◆ RECORDS SHOWN
******************************
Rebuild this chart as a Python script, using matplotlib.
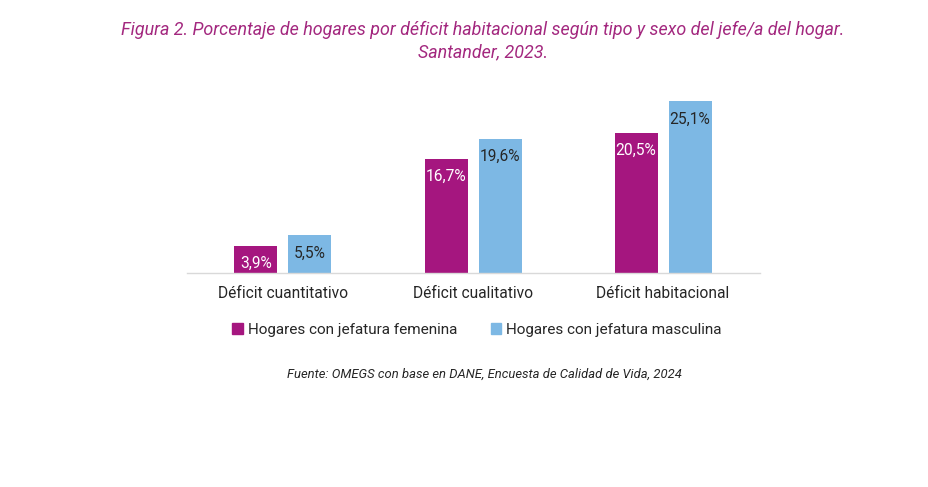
import matplotlib
matplotlib.use("Agg")
import matplotlib.pyplot as plt
import numpy as np
from matplotlib.patches import Patch

categories = ["Déficit cuantitativo", "Déficit cualitativo", "Déficit habitacional"]
femenina = [3.9, 16.7, 20.5]
masculina = [5.5, 19.6, 25.1]
series_names = ["Hogares con jefatura femenina", "Hogares con jefatura masculina"]

c_fem = "#A5167F"
c_mas = "#7DB8E4"
title_color = "#A3287F"

plt.rcParams['font.family'] = ['Roboto', 'DejaVu Sans']

fig = plt.figure(figsize=(9.29, 4.87), dpi=100)
ax = fig.add_axes([187/929, 1-273/487, 573/929, 185/487])

x = np.arange(len(categories))
bw = 43/190
off = 27/190
b1 = ax.bar(x - off, femenina, bw, color=c_fem)
b2 = ax.bar(x + off, masculina, bw, color=c_mas)

ax.set_xlim(-0.505, 2.51)
ax.set_ylim(0, 27)
for s in ["top", "right", "left"]:
    ax.spines[s].set_visible(False)
ax.spines["bottom"].set_color("#d9d9d9")
ax.spines["bottom"].set_linewidth(1)
ax.set_yticks([])
ax.set_xticks(x)
ax.set_xticklabels(categories, fontsize=11.2, color="#262626")
ax.tick_params(axis="x", length=0, pad=9)

def fmt(v):
    return f"{v:.1f}%".replace(".", ",")

for bars, vals, tc in [(b1, femenina, "white"), (b2, masculina, "#262626")]:
    for rect, v in zip(bars, vals):
        d = min(2.6, v / 2 + 0.6)
        ax.text(rect.get_x() + rect.get_width()/2, v - d, fmt(v),
                ha="center", va="center", fontsize=11.2, color=tc)

fig.text(483/929, 1-30/487, "Figura 2. Porcentaje de hogares por déficit habitacional según tipo y sexo del jefe/a del hogar.",
         ha="center", va="center", fontsize=12.9, style="italic", color=title_color)
fig.text(483/929, 1-52/487, "Santander, 2023.", ha="center", va="center",
         fontsize=12.9, style="italic", color=title_color)

handles = [Patch(color=c_fem), Patch(color=c_mas)]
fig.legend(handles, series_names, loc="center", bbox_to_anchor=(477/929, 1-330/487),
           ncol=2, frameon=False, fontsize=11.0, handlelength=0.7, handleheight=0.7,
           handletextpad=0.3, columnspacing=2.2, labelcolor="#262626")

fig.text(484/929, 1-374/487, "Fuente: OMEGS con base en DANE, Encuesta de Calidad de Vida, 2024",
         ha="center", va="center", fontsize=9.4, style="italic", color="#262626")

fig.savefig("out.png", dpi=100, facecolor="white")
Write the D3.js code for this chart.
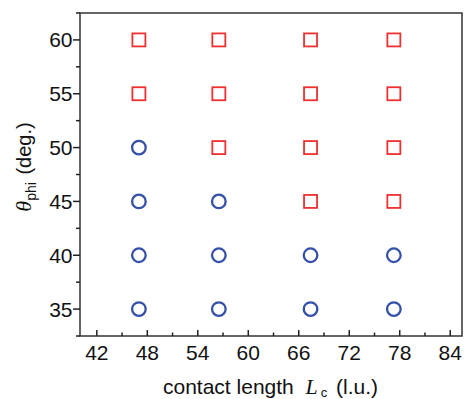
<!DOCTYPE html>
<html>
<head>
<meta charset="utf-8">
<script src="https://cdn.jsdelivr.net/npm/d3@7"></script>
<style>
  body { margin: 0; background: #fff; }
  svg text { font-family: "Liberation Sans", Arial, sans-serif; fill: #111; }
</style>
</head>
<body>
<div id="chart"></div>
<script>
// contact length columns and angle rows
var lengths = [47, 56.5, 67.4, 77.3];
var angles = [35, 40, 45, 50, 55, 60];
// smallest angle that gives a square state, per column
var squareFrom = [55, 50, 45, 45];
var xTicks = [42, 48, 54, 60, 66, 72, 78, 84];
var yTicks = [35, 40, 45, 50, 55, 60];

var margins = { top: 13, right: 2, bottom: 63, left: 80 };
var outerWidth = 464, outerHeight = 399;
var width = outerWidth - margins.left - margins.right;
var height = outerHeight - margins.top - margins.bottom;

var points = [];
lengths.forEach(function(l, i) {
    angles.forEach(function(a) {
        points.push({ x: l, y: a, square: a >= squareFrom[i] });
    });
});

var x = d3.scaleLinear().domain([40, 85.4]).range([0, width]);
var y = d3.scaleLinear().domain([32.5, 62.5]).range([height, 0]);

var svg = d3.select("#chart").append("svg")
    .attr("width", outerWidth)
    .attr("height", outerHeight)
    .append("g")
    .attr("transform", "translate(" + margins.left + "," + margins.top + ")");

// frame
svg.append("rect")
    .attr("x", 0).attr("y", 0)
    .attr("width", width).attr("height", height)
    .attr("fill", "none").attr("stroke", "#333").attr("stroke-width", 1.5);

// y axis, ticks outward
var yMinor = d3.range(32.5, 62.6, 2.5).filter(function(v) { return yTicks.indexOf(v) < 0; });
svg.selectAll(".ymajor").data(yTicks).enter().append("line")
    .attr("x1", -7).attr("x2", 0)
    .attr("y1", y).attr("y2", y)
    .attr("stroke", "#222").attr("stroke-width", 1.5);
svg.selectAll(".yminor").data(yMinor).enter().append("line")
    .attr("x1", -4).attr("x2", 0)
    .attr("y1", y).attr("y2", y)
    .attr("stroke", "#222").attr("stroke-width", 1.5);
svg.selectAll(".ylab").data(yTicks).enter().append("text")
    .attr("font-size", 21)
    .attr("text-anchor", "end")
    .attr("x", -7.5)
    .attr("y", function(d) { return y(d) + 7.5; })
    .text(function(d) { return d; });

// x axis, ticks inward
var xMinor = xTicks.map(function(v) { return v + 3; }).filter(function(v) { return v < 85.4; });
svg.selectAll(".xmajor").data(xTicks).enter().append("line")
    .attr("x1", x).attr("x2", x)
    .attr("y1", height - 6).attr("y2", height)
    .attr("stroke", "#222").attr("stroke-width", 1.5);
svg.selectAll(".xminor").data(xMinor).enter().append("line")
    .attr("x1", x).attr("x2", x)
    .attr("y1", height - 3.5).attr("y2", height)
    .attr("stroke", "#222").attr("stroke-width", 1.5);
svg.selectAll(".xlab").data(xTicks).enter().append("text")
    .attr("font-size", 21)
    .attr("text-anchor", "middle")
    .attr("x", x)
    .attr("y", height + 24)
    .text(function(d) { return d; });

// markers
svg.selectAll(".sq").data(points.filter(function(p) { return p.square; })).enter().append("rect")
    .attr("x", function(d) { return x(d.x) - 6.5; })
    .attr("y", function(d) { return y(d.y) - 6.5; })
    .attr("width", 13).attr("height", 13)
    .attr("fill", "none").attr("stroke", "#ee3030").attr("stroke-width", 1.8);
svg.selectAll(".ci").data(points.filter(function(p) { return !p.square; })).enter().append("circle")
    .attr("cx", function(d) { return x(d.x); })
    .attr("cy", function(d) { return y(d.y); })
    .attr("r", 6.8)
    .attr("fill", "none").attr("stroke", "#3450a8").attr("stroke-width", 2.3);

// axis titles
var serif = "'Liberation Serif', 'Times New Roman', serif";
var xt = svg.append("text")
    .attr("font-size", 21)
    .attr("text-anchor", "start")
    .attr("x", 83)
    .attr("y", height + 58);
xt.append("tspan").text("contact length\u00a0\u00a0");
xt.append("tspan").text("L").style("font-family", serif).style("font-style", "italic").style("font-size", "22px");
xt.append("tspan").text("c").attr("dx", 3).attr("dy", 3).style("font-size", "13px");
xt.append("tspan").text("\u00a0(l.u.)").attr("dy", -3).attr("dx", 3);

var yt = svg.append("text")
    .attr("font-size", 20)
    .attr("text-anchor", "middle")
    .attr("transform", "translate(" + (-49) + "," + (154) + ") rotate(-90)");
yt.append("tspan").text("θ").style("font-family", serif).style("font-style", "italic").style("font-size", "22px");
yt.append("tspan").text("phi").attr("dy", 5).style("font-size", "14px");
yt.append("tspan").text(" (deg.)").attr("dy", -5).attr("dx", 2);
</script>
</body>
</html>
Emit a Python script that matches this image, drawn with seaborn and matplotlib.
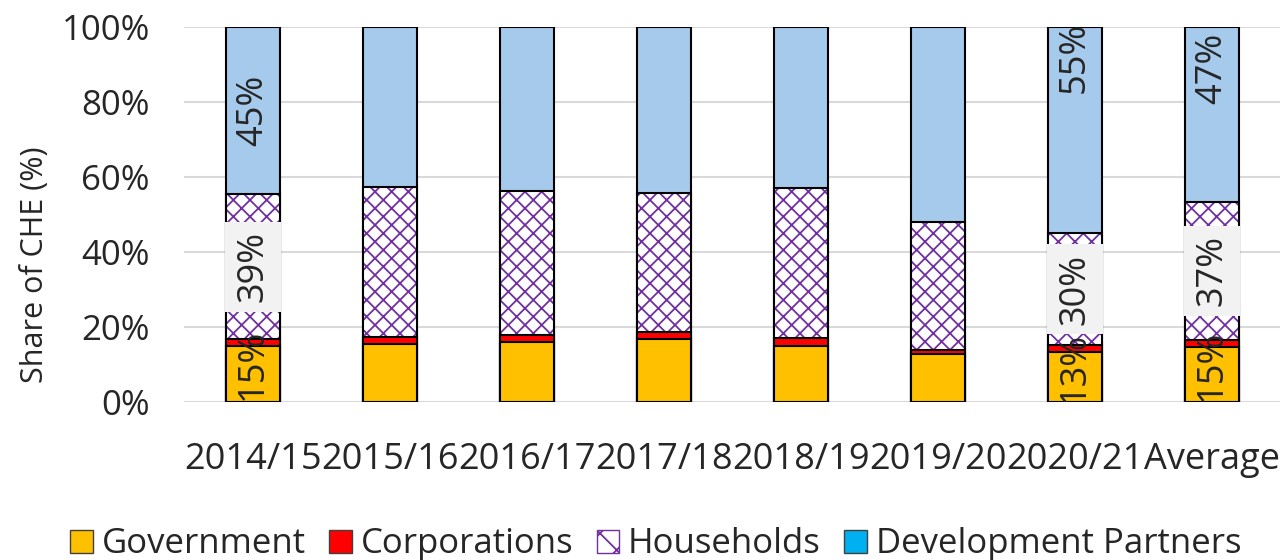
import numpy as np
import matplotlib
matplotlib.use('Agg')
import matplotlib.pyplot as plt
from matplotlib.patches import Patch
import seaborn as sns

# Datos (% del gasto corriente en salud por fuente)
years = ['2014/15', '2015/16', '2016/17', '2017/18', '2018/19', '2019/20', '2020/21', 'Average']
government = [15.0, 15.6, 16.0, 16.7, 15.0, 12.7, 13.4, 14.8]
corporations = [1.7, 1.8, 1.8, 2.0, 2.2, 1.3, 1.7, 1.8]
households = [38.7, 40.0, 38.6, 37.1, 39.8, 34.1, 30.0, 36.8]
dev_partners = [44.6, 42.6, 43.6, 44.2, 43.0, 51.9, 54.9, 46.6]
labelled_years = ['2014/15', '2020/21', 'Average']

sns.set_theme(style='white')
plt.rcParams['font.family'] = ['Open Sans', 'DejaVu Sans']
plt.rcParams['hatch.linewidth'] = 1.3

gov = np.array(government)
corp = np.array(corporations)
hh = np.array(households)
dp = np.array(dev_partners)

cum_corp = gov + corp
cum_hh = cum_corp + hh
cum_dp = cum_hh + dp

fig = plt.figure(figsize=(12.83, 5.6), dpi=100)
ax = fig.add_axes([0.1438, 0.2821, 0.8542, 0.6696])

common = dict(x=years, width=0.4, errorbar=None, saturation=1, ax=ax)

# Barras apiladas: de la capa superior hacia abajo
sns.barplot(y=cum_dp, color='#A6CAEC', edgecolor='black', linewidth=1.5, **common)
sns.barplot(y=cum_hh, color='white', edgecolor='#7030A0', linewidth=0, hatch='xx', **common)
sns.barplot(y=cum_hh, color='black', fill=False, linewidth=1.5, **common)
sns.barplot(y=cum_corp, color='#FF0000', edgecolor='black', linewidth=1.5, **common)
sns.barplot(y=gov, color='#FFC000', edgecolor='black', linewidth=1.5, **common)

# Etiquetas de datos
dp_label_y = {'2014/15': 77.7, '2020/21': 92, 'Average': 89}
for i, year in enumerate(years):
    if year not in labelled_years:
        continue
    ax.text(i, gov[i] / 2 + 2.5, f'{gov[i]:.0f}%', rotation=90, ha='center', va='center',
            fontsize=26, clip_on=True)
    ax.text(i, cum_corp[i] + hh[i] / 2, f'{hh[i]:.0f}%', rotation=90, ha='center', va='center',
            fontsize=26, bbox=dict(facecolor='#F2F2F2', edgecolor='none', pad=7))
    ax.text(i, dp_label_y[year], f'{dp[i]:.0f}%', rotation=90, ha='center', va='center',
            fontsize=26)

ax.set_xlim(-0.5, 7.5)
ax.set_ylim(0, 100)
ax.set_yticks(range(0, 101, 20))
ax.set_yticklabels([f'{v}%' for v in range(0, 101, 20)], fontsize=25)
ax.tick_params(axis='x', labelsize=26, length=0, pad=29)
ax.tick_params(axis='y', length=0, pad=25)
ax.set_xlabel('')
ax.set_ylabel('Share of CHE (%)', fontsize=22)
ax.yaxis.set_label_coords(-0.1227, 0.365)
ax.grid(axis='y', color='#D9D9D9', linewidth=1.5)
ax.set_axisbelow(True)
sns.despine(ax=ax, left=True, bottom=True)

handles = [
    Patch(facecolor='#FFC000', edgecolor='#404040', label='Government'),
    Patch(facecolor='#FF0000', edgecolor='#404040', label='Corporations'),
    Patch(facecolor='white', edgecolor='#7030A0', hatch='x', label='Households'),
    Patch(facecolor='#00B0F0', edgecolor='#404040', label='Development Partners'),
]
fig.legend(handles=handles, loc='center', bbox_to_anchor=(0.511, 0.028), ncol=4,
           frameon=False, fontsize=25, handlelength=0.65, handleheight=0.65,
           handletextpad=0.25, columnspacing=0.68)

fig.savefig('out.png', dpi=100)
******************************
◆ EXERCISE TASK
Output exactly the lines above, from the line with "Emit a Python" to the line with "import seaborn as sns", both included; skip the pictures.

◆ SOLUTION TO THE EXERCISE
Emit a Python script that matches this image, drawn with seaborn and matplotlib.
import numpy as np
import matplotlib
matplotlib.use('Agg')
import matplotlib.pyplot as plt
from matplotlib.patches import Patch
import seaborn as sns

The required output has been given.